Yeswanth Madasu

Day 04/13 of Git 101 Series

Concept explanation

A Git repository has two visible parts: your working directory (the files you edit) and a hidden .git directory (the repo brain). The .git folder contains the complete history, configuration, and pointers that make version control possible. When you run git init you create that part for a new project. When you run git clone you copy someone else's brain plus a working copy of the latest files.

Key concepts to keep in mind
• Working directory: the files you see and edit.
• Index (staging area): a small table that records exactly what will go into the next commit. Staging is explicit. Commits record only what the index contains.
• .git: the object store and refs. This is the repo itself. Your working directory is just a checkout of one commit.
• Remote: a name (like origin) that points to another repository URL so you can fetch from and push to it.


Commands

git init
Creates a new .git folder in the current directory and makes the current directory a repository. After this you can stage and commit.

git clone
Downloads (fetches) the remote objects and refs, creates a local .git, sets a remote named origin, creates local branches tracking remote branches, and checks out the default branch into a working directory.

git remote -v
Shows configured remotes and their fetch/push URLs. Quick check to confirm origin is set.

git remote add
Adds a new remote reference to .git/config; useful when you started with git init and later want to link a remote.

git push -u origin
Pushes a branch to origin and sets upstream so future git push and git pull work without specifying origin and branch.


example

Start a new project and push it to GitHub
mkdir myapp
cd myapp
git init

Create files and commit
git add .
git commit -m "first commit"
git remote add origin https://github.com/you/myapp.git
git push -u origin main

Clone an existing project and start working
git clone https://github.com/you/myapp.git
cd myapp

create feature, commit, push
git checkout -b feature-x
Edit files
git add .
git commit -m "feature work"
git push -u origin feature-x


Real world use case

Team onboarding: one developer creates the repo and pushes it to a remote host.

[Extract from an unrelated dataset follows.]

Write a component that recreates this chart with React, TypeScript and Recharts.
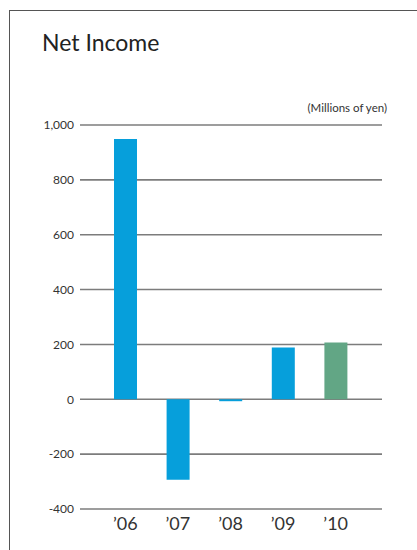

The rest of the team uses git clone to get the full history and a ready-to-edit working tree. Every developer keeps a local copy of the entire project history so they can branch, inspect past commits, run bisect, and work offline.

Migrating an existing project: you can turn any folder into a tracked project by running git init, committing, creating a remote, and pushing. This replaces the old zip-and-email or shared-drive workflows where history is lost.


Under-the-hood explanation

What git init actually does

Creates a .git directory with a base structure: objects/, refs/, hooks/, info/, and files like HEAD and config.
Writes HEAD pointing to a branch name (by default refs/heads/main or refs/heads/master depending on Git config). HEAD is a pointer that says what commit your working directory should reflect.
Prepares an empty object database. No commits exist yet until you create them.

What git clone does step by step (simplified)

Create a new directory and run a local git init inside it.
Create a remote named origin and record the URL in .git/config.
Fetch objects and refs from the remote. Objects may arrive as loose objects or in packed packfiles.
Create local branches that track the remote branches. If the remote has HEAD pointing at some branch, git sets up local HEAD accordingly.
Checkout the chosen branch into the working directory, writing files from the object store into the filesystem.
Leave you with origin set and the working tree ready.